++++ Source excerpt ++++

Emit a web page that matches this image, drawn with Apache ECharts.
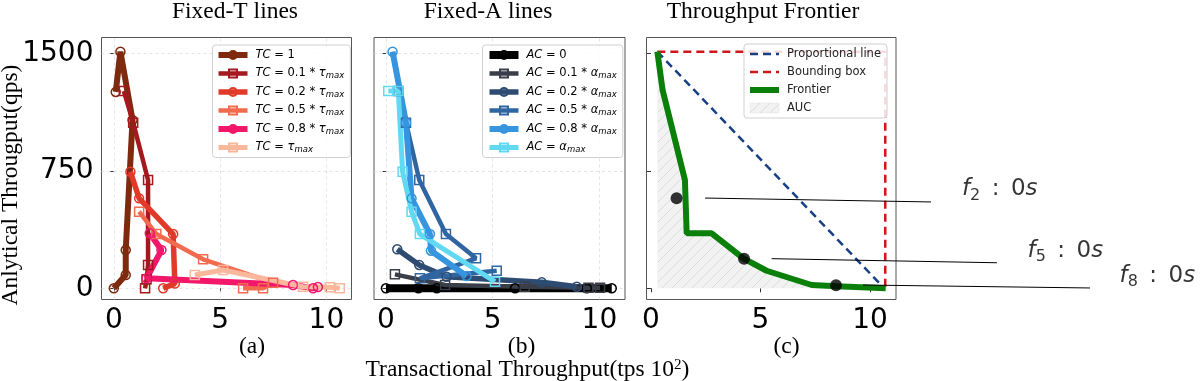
<!DOCTYPE html>
<html><head><meta charset="utf-8">
<script src="https://cdn.jsdelivr.net/npm/echarts@6/dist/echarts.min.js"></script>
<style>html,body{margin:0;padding:0;background:#fff}#c{width:1200px;height:381px}</style>
</head><body><div id="c"></div>
<script>
// ---------- data ----------
const xTicks = [0, 5, 10];
const yTicks = [0, 750, 1500];

const tcNames = ['TC=1', 'TC=0.1', 'TC=0.2', 'TC=0.5', 'TC=0.8', 'TC=max'];
const tcLabels = ['{i|TC} = 1', '{i|TC} = 0.1 * {i|τ}{s|max}', '{i|TC} = 0.2 * {i|τ}{s|max}', '{i|TC} = 0.5 * {i|τ}{s|max}', '{i|TC} = 0.8 * {i|τ}{s|max}', '{i|TC} = {i|τ}{s|max}'];
const tc1 = [[0,0],[0.56,85],[0.56,244],[0.88,1074],[0.31,1510],[0.09,1253]];
const tc01 = [[0.47,1259],[0.91,1057],[1.61,691],[1.61,149],[1.54,57],[1.47,0]];
const tc02 = [[2.32,0],[2.87,30],[2.79,346],[1.19,574],[0.78,744]];
const tc05 = [[1.19,489],[2.0,346],[4.2,185],[7.49,36],[7.02,0],[6.08,0]];
const tc08 = [[1.69,351],[2.24,244],[1.54,64],[8.43,21],[9.37,0],[9.6,8]];
const tcMax = [[3.81,85],[5.14,117],[8.9,10],[10.16,6],[10.63,0]];

const acNames = ['AC=0', 'AC=0.1', 'AC=0.2', 'AC=0.5', 'AC=0.8', 'AC=max'];
const acLabels = ['{i|AC} = 0', '{i|AC} = 0.1 * {i|α}{s|max}', '{i|AC} = 0.2 * {i|α}{s|max}', '{i|AC} = 0.5 * {i|α}{s|max}', '{i|AC} = 0.8 * {i|α}{s|max}', '{i|AC} = {i|α}{s|max}'];
const ac0 = [[0,0],[1.52,0],[2.38,0],[6.05,0],[9.41,0],[10.58,0]];
const ac01 = [[0.42,89],[2.77,21],[6.5,10],[9.49,4],[10.03,4]];
const ac02 = [[0.53,249],[1.56,149],[2.84,74],[7.3,38],[8.94,10]];
const ac05 = [[0.58,1259],[0.94,1057],[1.56,691],[2.81,346],[4.22,191],[1.59,64],[5.19,112]];
const ac08 = [[0.31,1510],[0.94,1057],[1.2,574],[2.06,346],[2.11,240],[3.78,78]];
const acMax = [[0.11,1259],[0.58,1259],[0.78,744],[1.2,489],[1.59,346],[5.11,42]];

const frontier = [[0.29,1510],[0.53,1265],[1.55,691],[1.63,351],[2.77,351],[4.22,191],[5.28,112],[7.34,21],[8.48,13],[10.72,0]];
const proportional = [[0.29,1510],[10.6,8]];
const boundingBox = [[0.29,1510],[10.7,1510],[10.7,0]];
const frontierDots = [[1.17,574],[4.25,189],[8.45,19]];
const annLines = [[2.47,576,12.79,551], [5.51,189,15.8,163], [9.68,21,20.05,2]];
const annTextPos = [[14.2,631],[17.2,240],[21.4,80]];
const annSubs = ['2', '5', '8'];

const titles = ['Fixed-T lines', 'Fixed-A lines', 'Throughput Frontier'];
const panelTags = ['(a)', '(b)', '(c)'];

// ---------- styles ----------
const tcColors = ['#7e2a0e', '#a3191d', '#e03a29', '#f36b4f', '#f2176a', '#f9b79c'];
const tcSymbols = ['circle', 'rect', 'circle', 'rect', 'circle', 'rect'];
const tcWidths = [6, 4.5, 5.5, 4.5, 6, 5];
const acColors = ['#000000', '#3a3e48', '#2e4b72', '#2f66a2', '#3794df', '#62d9f3'];
const acWidths = [8, 4.5, 5.5, 4.5, 6, 5];

const hatch = document.createElement('canvas');
hatch.width = 10; hatch.height = 10;
(function(){
  const g = hatch.getContext('2d');
  g.fillStyle = '#f2f2f2'; g.fillRect(0,0,10,10);
  g.strokeStyle = '#d6d6d6'; g.lineWidth = 0.8;
  g.beginPath(); g.moveTo(0,10); g.lineTo(10,0); g.moveTo(-1,1); g.lineTo(1,-1); g.moveTo(9,11); g.lineTo(11,9); g.stroke();
})();
const hatchFill = {image: hatch, repeat: 'repeat'};

const GT = 37.5, GH = 262;
const grids = [
  {left: 101.5, top: GT, width: 250, height: GH},
  {left: 374, top: GT, width: 251, height: GH},
  {left: 646.5, top: GT, width: 249.5, height: GH}
];
grids.forEach(g => { g.show = true; g.borderColor = '#555'; g.borderWidth = 1; g.backgroundColor = 'transparent'; g.containLabel = false; });
const xRanges = [[-0.58, 11.18], [-0.56, 11.2], [-0.205, 11.19]];

const xAxes = xRanges.map((r, i) => ({
  type: 'value', gridIndex: i, min: r[0], max: r[1],
  axisLine: {show: false}, splitLine: {show: false},
  axisTick: {show: true, customValues: xTicks, length: 4, lineStyle: {color: '#333'}},
  axisLabel: {show: true, customValues: xTicks, margin: 7, fontSize: 28, fontFamily: 'DejaVu Sans', color: '#000', formatter: v => String(v)}
}));
const yAxes = [0,1,2].map(i => ({
  type: 'value', gridIndex: i, min: -71.5, max: 1600.5,
  axisLine: {show: false}, splitLine: {show: false},
  axisTick: {show: true, customValues: yTicks, length: 4, lineStyle: {color: '#333'}},
  axisLabel: {show: i === 0, customValues: yTicks, margin: 8, fontSize: 28, fontFamily: 'DejaVu Sans', color: '#000', formatter: v => String(v)}
}));

function gridLines(i) {
  return {
    type: 'scatter', xAxisIndex: i, yAxisIndex: i, data: [[0,0]], symbolSize: 0, silent: true, z: 1,
    markLine: {silent: true, z: 1, symbol: 'none', animation: false, label: {show: false},
      lineStyle: {color: '#dedede', type: [3, 3], width: 0.8},
      data: xTicks.map(v => ({xAxis: v})).concat(yTicks.map(v => ({yAxis: v})))}
  };
}
function markerLine(name, data, color, sym, width, gi) {
  return {
    type: 'line', name: name, data: data, xAxisIndex: gi, yAxisIndex: gi,
    symbol: sym, symbolSize: 9, showSymbol: true, z: 3,
    lineStyle: {color: color, width: width},
    itemStyle: {color: 'rgba(255,255,255,0)', borderColor: color, borderWidth: 1.5},
    emphasis: {disabled: true}, animation: false
  };
}

const series = [gridLines(0), gridLines(1)];
[tc1, tc01, tc02, tc05, tc08, tcMax].forEach((d, k) => series.push(markerLine(tcNames[k], d, tcColors[k], tcSymbols[k], tcWidths[k], 0)));
[ac0, ac01, ac02, ac05, ac08, acMax].forEach((d, k) => series.push(markerLine(acNames[k], d, acColors[k], tcSymbols[k], acWidths[k], 1)));

series.push({type: 'line', name: 'AUC', data: frontier, xAxisIndex: 2, yAxisIndex: 2, symbol: 'none', z: 1,
  lineStyle: {width: 0, opacity: 0}, itemStyle: {color: hatchFill}, areaStyle: {color: hatchFill, origin: 0, opacity: 1}, animation: false});
series.push({type: 'line', name: 'Proportional line', data: proportional, xAxisIndex: 2, yAxisIndex: 2, symbol: 'none', z: 2,
  lineStyle: {color: '#173f84', width: 2.5, type: [8, 5]}, itemStyle: {color: '#173f84'}, animation: false});
series.push({type: 'line', name: 'Bounding box', data: boundingBox, xAxisIndex: 2, yAxisIndex: 2, symbol: 'none', z: 2,
  lineStyle: {color: '#d0161b', width: 2.5, type: [8, 5]}, itemStyle: {color: '#d0161b'}, animation: false});
series.push({type: 'line', name: 'Frontier', data: frontier, xAxisIndex: 2, yAxisIndex: 2, symbol: 'none', z: 3,
  lineStyle: {color: '#0a800a', width: 6}, itemStyle: {color: '#0a800a'}, animation: false});
series.push({type: 'scatter', data: frontierDots, xAxisIndex: 2, yAxisIndex: 2, symbolSize: 12, z: 5,
  itemStyle: {color: '#000'}, animation: false});
series.push({type: 'custom', data: annLines, xAxisIndex: 2, yAxisIndex: 2, clip: false, z: 6, silent: true, animation: false,
  encode: {x: [0, 2], y: [1, 3]},
  renderItem: (params, api) => {
    const a = api.coord([api.value(0), api.value(1)]);
    const b = api.coord([api.value(2), api.value(3)]);
    return {type: 'line', shape: {x1: a[0], y1: a[1], x2: b[0], y2: b[1]}, style: {stroke: '#000', lineWidth: 1}};
  }});
series.push({type: 'scatter', data: annTextPos, xAxisIndex: 2, yAxisIndex: 2,
  symbolSize: 0, clip: false, z: 6, silent: true, animation: false,
  label: {show: true, position: 'right', distance: 0, color: '#000',
    formatter: p => '{f|f}{sb|' + annSubs[p.dataIndex] + '}{t|\u2002:\u20020}{f|s}',
    rich: {
      f: {fontFamily: 'DejaVu Sans', fontStyle: 'italic', fontSize: 23, lineHeight: 28, color: '#000'},
      t: {fontFamily: 'DejaVu Sans', fontSize: 23, lineHeight: 28, color: '#000'},
      sb: {fontFamily: 'DejaVu Sans', fontSize: 16, lineHeight: 18, verticalAlign: 'bottom', color: '#000'}
    }}});

const legRich = {
  i: {fontFamily: 'DejaVu Sans', fontStyle: 'italic', fontSize: 11.5, lineHeight: 14, color: '#000'},
  s: {fontFamily: 'DejaVu Sans', fontStyle: 'italic', fontSize: 8.5, lineHeight: 9, verticalAlign: 'bottom', color: '#000'}
};
function makeLegend(names, labels, widths, left, top) {
  const map = {}; names.forEach((n, k) => map[n] = labels[k]);
  return {
    orient: 'vertical', left: left, top: top, selectedMode: false,
    data: names.map((n, k) => ({name: n, lineStyle: {width: widths[k]}})),
    itemWidth: 29, itemHeight: 10, itemGap: 4.5, padding: [3, 6, 3, 3],
    backgroundColor: 'rgba(255,255,255,0.85)', borderColor: '#d0d0d0', borderWidth: 1, borderRadius: 3,
    formatter: n => map[n],
    textStyle: {fontFamily: 'DejaVu Sans', fontSize: 11.5, lineHeight: 14, color: '#000', padding: [0,0,0,3], rich: legRich}
  };
}
const legends = [
  makeLegend(tcNames, tcLabels, tcWidths, 212.5, 45),
  makeLegend(acNames, acLabels, acWidths, 482.5, 45),
  {orient: 'vertical', left: 744, top: 44, selectedMode: false,
   data: [
     {name: 'Proportional line', itemStyle: {opacity: 0}, lineStyle: {width: 2.5}},
     {name: 'Bounding box', itemStyle: {opacity: 0}, lineStyle: {width: 2.5}},
     {name: 'Frontier', itemStyle: {opacity: 0}, lineStyle: {width: 6}},
     {name: 'AUC', icon: 'rect', itemStyle: {color: hatchFill, borderColor: '#e0e0e0', borderWidth: 0.5}}],
   itemWidth: 29, itemHeight: 10, itemGap: 4, padding: [3, 6, 3, 3],
   backgroundColor: 'rgba(255,255,255,0.85)', borderColor: '#d0d0d0', borderWidth: 1, borderRadius: 3,
   textStyle: {fontFamily: 'DejaVu Sans', fontSize: 11.5, lineHeight: 14, color: '#222', padding: [0,0,0,3]}}
];

const serif = 'Liberation Serif';
const titleX = [235, 488, 763];
const tagX = [252, 521.5, 786.5];
const graphic = [];
titles.forEach((t, k) => graphic.push({type: 'text', x: titleX[k], y: 12, silent: true,
  style: {text: t, fontFamily: serif, fontSize: 23.5, fill: '#000', textAlign: 'center', textVerticalAlign: 'middle'}}));
panelTags.forEach((t, k) => graphic.push({type: 'text', x: tagX[k], y: 346.5, silent: true,
  style: {text: t, fontFamily: serif, fontSize: 23.5, fill: '#000', textAlign: 'center', textVerticalAlign: 'middle'}}));
graphic.push({type: 'text', x: 11, y: 185, rotation: Math.PI / 2, silent: true,
  style: {text: 'Anlytical Througput(qps)', fontFamily: serif, fontSize: 23.5, fill: '#000', textAlign: 'center', textVerticalAlign: 'middle'}});
graphic.push({type: 'text', x: 527.5, y: 369.5, silent: true,
  style: {text: 'Transactional Throughput(tps 10{sup|2})', fontFamily: serif, fontSize: 23.5, fill: '#000', textAlign: 'center', textVerticalAlign: 'middle',
    rich: {sup: {fontFamily: serif, fontSize: 15, verticalAlign: 'top', lineHeight: 12}}}});

const chart = echarts.init(document.getElementById('c'), null, {renderer: 'canvas'});
chart.setOption({
  animation: false,
  textStyle: {fontFamily: 'DejaVu Sans'},
  grid: grids, xAxis: xAxes, yAxis: yAxes,
  legend: legends, series: series, graphic: graphic
});
</script></body></html>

++++

*Stated problem*
Write down every line from the opening of the listing to the line with "const yTicks = [0, 750, 1500];", both included, and nothing else; the pictures are omitted.

*Worked solution*
Emit a web page that matches this image, drawn with Apache ECharts.
<!DOCTYPE html>
<html><head><meta charset="utf-8">
<script src="https://cdn.jsdelivr.net/npm/echarts@6/dist/echarts.min.js"></script>
<style>html,body{margin:0;padding:0;background:#fff}#c{width:1200px;height:381px}</style>
</head><body><div id="c"></div>
<script>
// ---------- data ----------
const xTicks = [0, 5, 10];
const yTicks = [0, 750, 1500];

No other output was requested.